- **Your goal**
Transcribe the material below exactly as it appears.

** begin Material provided **

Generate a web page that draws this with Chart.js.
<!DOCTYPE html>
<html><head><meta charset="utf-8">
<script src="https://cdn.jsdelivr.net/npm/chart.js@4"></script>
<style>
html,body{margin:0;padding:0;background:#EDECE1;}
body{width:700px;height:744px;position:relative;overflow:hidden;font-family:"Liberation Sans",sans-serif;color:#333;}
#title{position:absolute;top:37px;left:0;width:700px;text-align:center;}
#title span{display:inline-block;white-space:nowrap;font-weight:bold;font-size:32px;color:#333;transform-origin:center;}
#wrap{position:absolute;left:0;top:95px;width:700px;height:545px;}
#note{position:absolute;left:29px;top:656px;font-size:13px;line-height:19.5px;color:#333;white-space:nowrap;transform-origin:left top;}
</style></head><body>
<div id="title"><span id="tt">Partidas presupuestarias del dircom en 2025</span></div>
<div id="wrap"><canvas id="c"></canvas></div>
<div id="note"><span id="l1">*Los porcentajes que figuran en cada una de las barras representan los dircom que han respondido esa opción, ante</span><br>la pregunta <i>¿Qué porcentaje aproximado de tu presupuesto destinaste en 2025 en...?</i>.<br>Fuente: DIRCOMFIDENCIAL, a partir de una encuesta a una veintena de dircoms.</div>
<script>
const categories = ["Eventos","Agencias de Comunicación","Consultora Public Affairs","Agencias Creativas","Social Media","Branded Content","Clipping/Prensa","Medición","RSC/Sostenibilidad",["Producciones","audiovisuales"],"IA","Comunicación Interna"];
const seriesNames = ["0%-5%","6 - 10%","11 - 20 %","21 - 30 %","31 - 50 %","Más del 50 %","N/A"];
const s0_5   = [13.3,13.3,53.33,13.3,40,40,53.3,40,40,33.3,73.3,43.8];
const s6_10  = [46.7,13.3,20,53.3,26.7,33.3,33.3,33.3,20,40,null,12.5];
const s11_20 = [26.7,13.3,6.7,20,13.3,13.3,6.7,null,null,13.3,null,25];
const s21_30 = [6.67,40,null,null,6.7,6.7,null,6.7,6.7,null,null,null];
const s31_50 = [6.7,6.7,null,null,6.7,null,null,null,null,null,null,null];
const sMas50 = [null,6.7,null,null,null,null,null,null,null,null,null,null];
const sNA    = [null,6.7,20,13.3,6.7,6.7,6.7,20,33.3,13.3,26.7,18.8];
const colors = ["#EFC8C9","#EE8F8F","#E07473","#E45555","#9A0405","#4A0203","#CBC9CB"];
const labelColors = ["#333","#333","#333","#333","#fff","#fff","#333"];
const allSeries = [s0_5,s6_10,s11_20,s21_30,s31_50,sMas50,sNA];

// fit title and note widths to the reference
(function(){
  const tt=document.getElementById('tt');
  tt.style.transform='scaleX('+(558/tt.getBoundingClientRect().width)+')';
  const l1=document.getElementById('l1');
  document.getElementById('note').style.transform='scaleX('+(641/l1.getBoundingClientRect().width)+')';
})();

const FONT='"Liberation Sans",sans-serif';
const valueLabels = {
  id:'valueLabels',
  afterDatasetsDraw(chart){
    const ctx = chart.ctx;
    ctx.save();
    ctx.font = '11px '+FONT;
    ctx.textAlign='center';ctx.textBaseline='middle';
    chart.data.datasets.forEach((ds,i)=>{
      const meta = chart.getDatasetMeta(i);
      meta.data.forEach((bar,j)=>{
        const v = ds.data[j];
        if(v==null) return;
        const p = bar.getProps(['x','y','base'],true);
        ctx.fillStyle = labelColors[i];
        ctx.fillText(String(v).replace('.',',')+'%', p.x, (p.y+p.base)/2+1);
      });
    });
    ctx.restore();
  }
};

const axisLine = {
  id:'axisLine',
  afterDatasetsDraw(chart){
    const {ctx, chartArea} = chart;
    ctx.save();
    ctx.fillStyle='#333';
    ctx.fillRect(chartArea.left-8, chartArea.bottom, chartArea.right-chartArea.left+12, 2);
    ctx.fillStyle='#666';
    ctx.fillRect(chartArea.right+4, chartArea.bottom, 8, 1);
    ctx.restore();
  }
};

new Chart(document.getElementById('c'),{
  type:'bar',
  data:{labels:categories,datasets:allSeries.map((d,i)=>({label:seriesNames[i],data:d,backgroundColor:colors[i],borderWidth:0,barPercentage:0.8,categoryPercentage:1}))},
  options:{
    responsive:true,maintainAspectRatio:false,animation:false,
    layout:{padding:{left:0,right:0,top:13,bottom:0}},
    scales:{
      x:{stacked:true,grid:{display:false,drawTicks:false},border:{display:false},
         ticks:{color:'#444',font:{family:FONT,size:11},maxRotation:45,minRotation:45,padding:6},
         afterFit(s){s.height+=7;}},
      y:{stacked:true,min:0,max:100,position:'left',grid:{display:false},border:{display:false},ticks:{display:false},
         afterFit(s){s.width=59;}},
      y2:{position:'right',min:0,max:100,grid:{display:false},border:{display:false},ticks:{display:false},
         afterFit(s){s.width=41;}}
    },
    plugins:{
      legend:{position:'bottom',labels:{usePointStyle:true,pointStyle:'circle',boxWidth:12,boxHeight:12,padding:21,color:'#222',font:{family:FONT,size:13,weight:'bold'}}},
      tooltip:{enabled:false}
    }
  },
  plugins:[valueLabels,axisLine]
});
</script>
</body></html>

** end Material provided **

- **Exercise response**
Generate a web page that draws this with Chart.js.
<!DOCTYPE html>
<html><head><meta charset="utf-8">
<script src="https://cdn.jsdelivr.net/npm/chart.js@4"></script>
<style>
html,body{margin:0;padding:0;background:#EDECE1;}
body{width:700px;height:744px;position:relative;overflow:hidden;font-family:"Liberation Sans",sans-serif;color:#333;}
#title{position:absolute;top:37px;left:0;width:700px;text-align:center;}
#title span{display:inline-block;white-space:nowrap;font-weight:bold;font-size:32px;color:#333;transform-origin:center;}
#wrap{position:absolute;left:0;top:95px;width:700px;height:545px;}
#note{position:absolute;left:29px;top:656px;font-size:13px;line-height:19.5px;color:#333;white-space:nowrap;transform-origin:left top;}
</style></head><body>
<div id="title"><span id="tt">Partidas presupuestarias del dircom en 2025</span></div>
<div id="wrap"><canvas id="c"></canvas></div>
<div id="note"><span id="l1">*Los porcentajes que figuran en cada una de las barras representan los dircom que han respondido esa opción, ante</span><br>la pregunta <i>¿Qué porcentaje aproximado de tu presupuesto destinaste en 2025 en...?</i>.<br>Fuente: DIRCOMFIDENCIAL, a partir de una encuesta a una veintena de dircoms.</div>
<script>
const categories = ["Eventos","Agencias de Comunicación","Consultora Public Affairs","Agencias Creativas","Social Media","Branded Content","Clipping/Prensa","Medición","RSC/Sostenibilidad",["Producciones","audiovisuales"],"IA","Comunicación Interna"];
const seriesNames = ["0%-5%","6 - 10%","11 - 20 %","21 - 30 %","31 - 50 %","Más del 50 %","N/A"];
const s0_5   = [13.3,13.3,53.33,13.3,40,40,53.3,40,40,33.3,73.3,43.8];
const s6_10  = [46.7,13.3,20,53.3,26.7,33.3,33.3,33.3,20,40,null,12.5];
const s11_20 = [26.7,13.3,6.7,20,13.3,13.3,6.7,null,null,13.3,null,25];
const s21_30 = [6.67,40,null,null,6.7,6.7,null,6.7,6.7,null,null,null];
const s31_50 = [6.7,6.7,null,null,6.7,null,null,null,null,null,null,null];
const sMas50 = [null,6.7,null,null,null,null,null,null,null,null,null,null];
const sNA    = [null,6.7,20,13.3,6.7,6.7,6.7,20,33.3,13.3,26.7,18.8];
const colors = ["#EFC8C9","#EE8F8F","#E07473","#E45555","#9A0405","#4A0203","#CBC9CB"];
const labelColors = ["#333","#333","#333","#333","#fff","#fff","#333"];
const allSeries = [s0_5,s6_10,s11_20,s21_30,s31_50,sMas50,sNA];

// fit title and note widths to the reference
(function(){
  const tt=document.getElementById('tt');
  tt.style.transform='scaleX('+(558/tt.getBoundingClientRect().width)+')';
  const l1=document.getElementById('l1');
  document.getElementById('note').style.transform='scaleX('+(641/l1.getBoundingClientRect().width)+')';
})();

const FONT='"Liberation Sans",sans-serif';
const valueLabels = {
  id:'valueLabels',
  afterDatasetsDraw(chart){
    const ctx = chart.ctx;
    ctx.save();
    ctx.font = '11px '+FONT;
    ctx.textAlign='center';ctx.textBaseline='middle';
    chart.data.datasets.forEach((ds,i)=>{
      const meta = chart.getDatasetMeta(i);
      meta.data.forEach((bar,j)=>{
        const v = ds.data[j];
        if(v==null) return;
        const p = bar.getProps(['x','y','base'],true);
        ctx.fillStyle = labelColors[i];
        ctx.fillText(String(v).replace('.',',')+'%', p.x, (p.y+p.base)/2+1);
      });
    });
    ctx.restore();
  }
};

const axisLine = {
  id:'axisLine',
  afterDatasetsDraw(chart){
    const {ctx, chartArea} = chart;
    ctx.save();
    ctx.fillStyle='#333';
    ctx.fillRect(chartArea.left-8, chartArea.bottom, chartArea.right-chartArea.left+12, 2);
    ctx.fillStyle='#666';
    ctx.fillRect(chartArea.right+4, chartArea.bottom, 8, 1);
    ctx.restore();
  }
};

new Chart(document.getElementById('c'),{
  type:'bar',
  data:{labels:categories,datasets:allSeries.map((d,i)=>({label:seriesNames[i],data:d,backgroundColor:colors[i],borderWidth:0,barPercentage:0.8,categoryPercentage:1}))},
  options:{
    responsive:true,maintainAspectRatio:false,animation:false,
    layout:{padding:{left:0,right:0,top:13,bottom:0}},
    scales:{
      x:{stacked:true,grid:{display:false,drawTicks:false},border:{display:false},
         ticks:{color:'#444',font:{family:FONT,size:11},maxRotation:45,minRotation:45,padding:6},
         afterFit(s){s.height+=7;}},
      y:{stacked:true,min:0,max:100,position:'left',grid:{display:false},border:{display:false},ticks:{display:false},
         afterFit(s){s.width=59;}},
      y2:{position:'right',min:0,max:100,grid:{display:false},border:{display:false},ticks:{display:false},
         afterFit(s){s.width=41;}}
    },
    plugins:{
      legend:{position:'bottom',labels:{usePointStyle:true,pointStyle:'circle',boxWidth:12,boxHeight:12,padding:21,color:'#222',font:{family:FONT,size:13,weight:'bold'}}},
      tooltip:{enabled:false}
    }
  },
  plugins:[valueLabels,axisLine]
});
</script>
</body></html>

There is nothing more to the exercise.